No fair trial and due process guarantees as required under international law.

Many human rights and UN organisations have repeatedly criticised widespread violations in the Saudi penal system, including systematic violations of due process and fair trial rights, including long-term arbitrary arrest and sporadic detention in isolation from the world. Saudi Arabia applies Islamic law as its national law. It does not have a clear formal penal code, but the government has issued some regulations that subject some widely known crimes to penal sanctions. In the absence of a clear written penal code, judges and prosecutors can convict persons for a range of offences under loose charges such as disobeying the ruler or trying to tarnish the reputation of the Kingdom.

Persons accused of crimes, including children, usually face systematic violations of due process and fair trial rights, including arbitrary detention. The GRW organisation for Human Rights and other rights organisations have documented the widespread violations of due process in the courts and the penal system against defendants in criminal cases.

These violations include lengthy periods of detention without charge or trial, lack of legal aid, forced confessions, acceptance of pre-established prison sentences to avoid prolonged arbitrary detention, and ineffective or harmful translation services for the accused. Human Rights Watch has also repeatedly criticised Saudi courts’ reliance on confessions of torture as the sole basis for conviction in some cases.

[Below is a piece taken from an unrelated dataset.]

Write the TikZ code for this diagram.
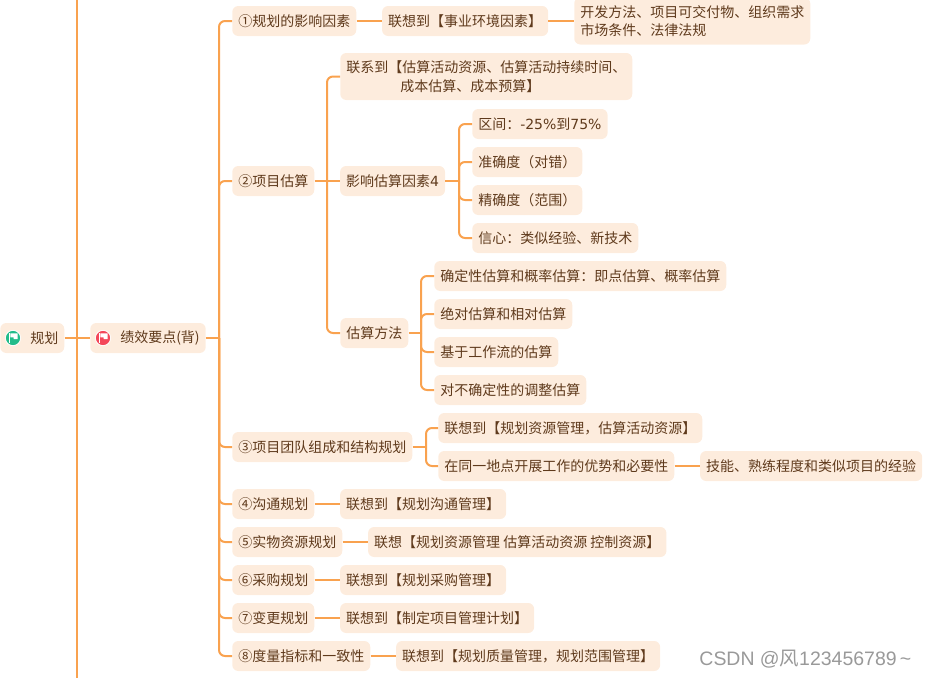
\documentclass[tikz,border=0pt]{standalone}
\usepackage{fontspec}
\setmainfont{Noto Sans CJK SC}
\newfontfamily\markfont{Liberation Sans}
\newfontfamily\digitfont{DejaVu Sans}
\newfontfamily\cjkmark{Noto Sans CJK SC}
\usetikzlibrary{positioning}
\definecolor{linkcolor}{HTML}{F9A24F}
\definecolor{boxcolor}{HTML}{FDECDD}
\definecolor{textcolor}{HTML}{5F3A1C}
\definecolor{flaggreen}{HTML}{22BC8A}
\definecolor{flagred}{HTML}{F4475A}

\begin{document}
\begin{tikzpicture}
    [x=0.75pt, y=-0.75pt,
    node distance =19pt,
    topic/.style={fill=boxcolor, text=textcolor, rounded corners=4.5pt, inner xsep=4.5pt, inner ysep=0pt,
        minimum height=22.5pt, font=\fontsize{10.5pt}{14pt}\selectfont, align=left},
    twoline/.style={topic, minimum height=35.25pt},
    link/.style={draw=linkcolor, line width=1.5pt},
    branch/.style={link, rounded corners=4.5pt},
    flagicon/.pic={
        \fill[white] (0,0) circle (6pt);
        \fill[pic actions] (0,0) circle (5.3pt);
        \fill[white] (-3pt,-3.6pt) rectangle (-1.9pt,3.6pt);
        \fill[white] (-1.9pt,3.4pt) -- (3.4pt,3.4pt) -- (3.4pt,-0.8pt) -- (0.4pt,-0.8pt) -- (0.4pt,0.4pt) -- (-1.9pt,0.4pt) -- cycle;
    }]
    \useasboundingbox (0,0) rectangle (929,678);

    \node[topic, anchor=west] (plan) at (0,338) {\hspace*{18pt}规划};
    \node[topic, anchor=west] (perf) at (90,338) {\hspace*{18pt}绩效要点(背)};
    \pic[fill=flaggreen] at (13,338) {flagicon};
    \pic[fill=flagred] at (103,338) {flagicon};

    \node[topic, anchor=west] (plana) at (232,21) {①规划的影响因素};
    \node[topic, right=of plana] (planaa) {联想到【事业环境因素】};
    \node[twoline, anchor=west] (planab) at (574,21) {开发方法、项目可交付物、组织需求\\市场条件、法律法规};

    \node[topic, anchor=west] (est) at (232,181) {②项目估算};
    \node[twoline, anchor=west] (estlink) at (340,76.5) {联系到【估算活动资源、估算活动持续时间、\\\hspace*{40.5pt}成本估算、成本预算】};
    \node[topic, right=of est] (estfac) {影响估算因素{\digitfont 4}};
    \node[topic, anchor=west] (faca) at (472,124) {区间：{\digitfont -25\%}到{\digitfont 75\%}};
    \node[topic, anchor=west] (facb) at (472,162) {准确度（对错）};
    \node[topic, anchor=west] (facc) at (472,200) {精确度（范围）};
    \node[topic, anchor=west] (facd) at (472,238) {信心：类似经验、新技术};
    \node[topic, anchor=west] (estway) at (340,333) {估算方法};
    \node[topic, anchor=west] (waya) at (434,276) {确定性估算和概率估算：即点估算、概率估算};
    \node[topic, anchor=west] (wayb) at (434,314) {绝对估算和相对估算};
    \node[topic, anchor=west] (wayc) at (434,352) {基于工作流的估算};
    \node[topic, anchor=west] (wayd) at (434,390) {对不确定性的调整估算};

    \node[topic, anchor=west] (team) at (232,447) {③项目团队组成和结构规划};
    \node[topic, anchor=west] (teama) at (438,428) {联想到【规划资源管理，估算活动资源】};
    \node[topic, anchor=west] (teamb) at (438,466) {在同一地点开展工作的优势和必要性};
    \node[topic, right=of teamb] (teamc) {技能、熟练程度和类似项目的经验};

    \node[topic, anchor=west] (comm) at (232,504) {④沟通规划};
    \node[topic, right=of comm] (comma) {联想到【规划沟通管理】};
    \node[topic, anchor=west] (phys) at (232,542) {⑤实物资源规划};
    \node[topic, right=of phys] (physa) {联想【规划资源管理 估算活动资源 控制资源】};
    \node[topic, anchor=west] (proc) at (232,580) {⑥采购规划};
    \node[topic, right=of proc] (proca) {联想到【规划采购管理】};
    \node[topic, anchor=west] (chg) at (232,618) {⑦变更规划};
    \node[topic, right=of chg] (chga) {联想到【制定项目管理计划】};
    \node[topic, anchor=west] (meas) at (232,656) {⑧度量指标和一致性};
    \node[topic, right=of meas] (measa) {联想到【规划质量管理，规划范围管理】};

    \node[text=black!40, font=\markfont\fontsize{14.6pt}{16pt}\selectfont, anchor=east] (mark) at (916,659) {CSDN @{\cjkmark 风}123456789\,\textasciitilde};

    \coordinate (railtop) at (77,0);
    \coordinate (railend) at (77,678);
    \coordinate (perfrail) at (219,338);
    \coordinate (estrail) at (327,181);
    \coordinate (facrail) at (459,181);
    \coordinate (wayrail) at (421,333);
    \coordinate (teamrail) at (426,447);

    \draw[link] (railtop) -- (railend);
    \draw[link] (plan) -- (perf);
    \draw[link] (perf) -- (perfrail);
    \draw[link] (plana) -- (planaa);
    \draw[link] (planaa) -- (planab.west |- planaa);
    \draw[link] (est) -- (estfac);
    \draw[link] (estfac) -- (facrail);
    \draw[link] (estway) -- (wayrail);
    \draw[link] (team) -- (teamrail);
    \draw[link] (teamb) -- (teamc);
    \draw[link] (comm) -- (comma);
    \draw[link] (phys) -- (physa);
    \draw[link] (proc) -- (proca);
    \draw[link] (chg) -- (chga);
    \draw[link] (meas) -- (measa);

    \foreach \kid in {plana,est,team,comm,phys,proc,chg,meas}
        \draw[branch] (perfrail) |- (\kid.west);
    \foreach \kid in {estlink,estway}
        \draw[branch] (estrail) |- (\kid.west);
    \foreach \kid in {faca,facb,facc,facd}
        \draw[branch] (facrail) |- (\kid.west);
    \foreach \kid in {waya,wayb,wayc,wayd}
        \draw[branch] (wayrail) |- (\kid.west);
    \foreach \kid in {teama,teamb}
        \draw[branch] (teamrail) |- (\kid.west);
\end{tikzpicture}
\end{document}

International condemnation of the mass execution crime

Implementing death sentences following trials that lacked the “fair trial guarantees” is prohibited by international human rights and humanitarian law and “may amount to a war crime,” the UN rights chief reminded, and she called on the Saudi authorities to halt all executions, immediately establish a moratorium on the use of the death penalty, and commute the death sentences against those on death row.  

Global Rights Watch as well strongly condemn the recent mass execution of 81 people following trial that did not meet fair trial and due process guarantees as required under international law.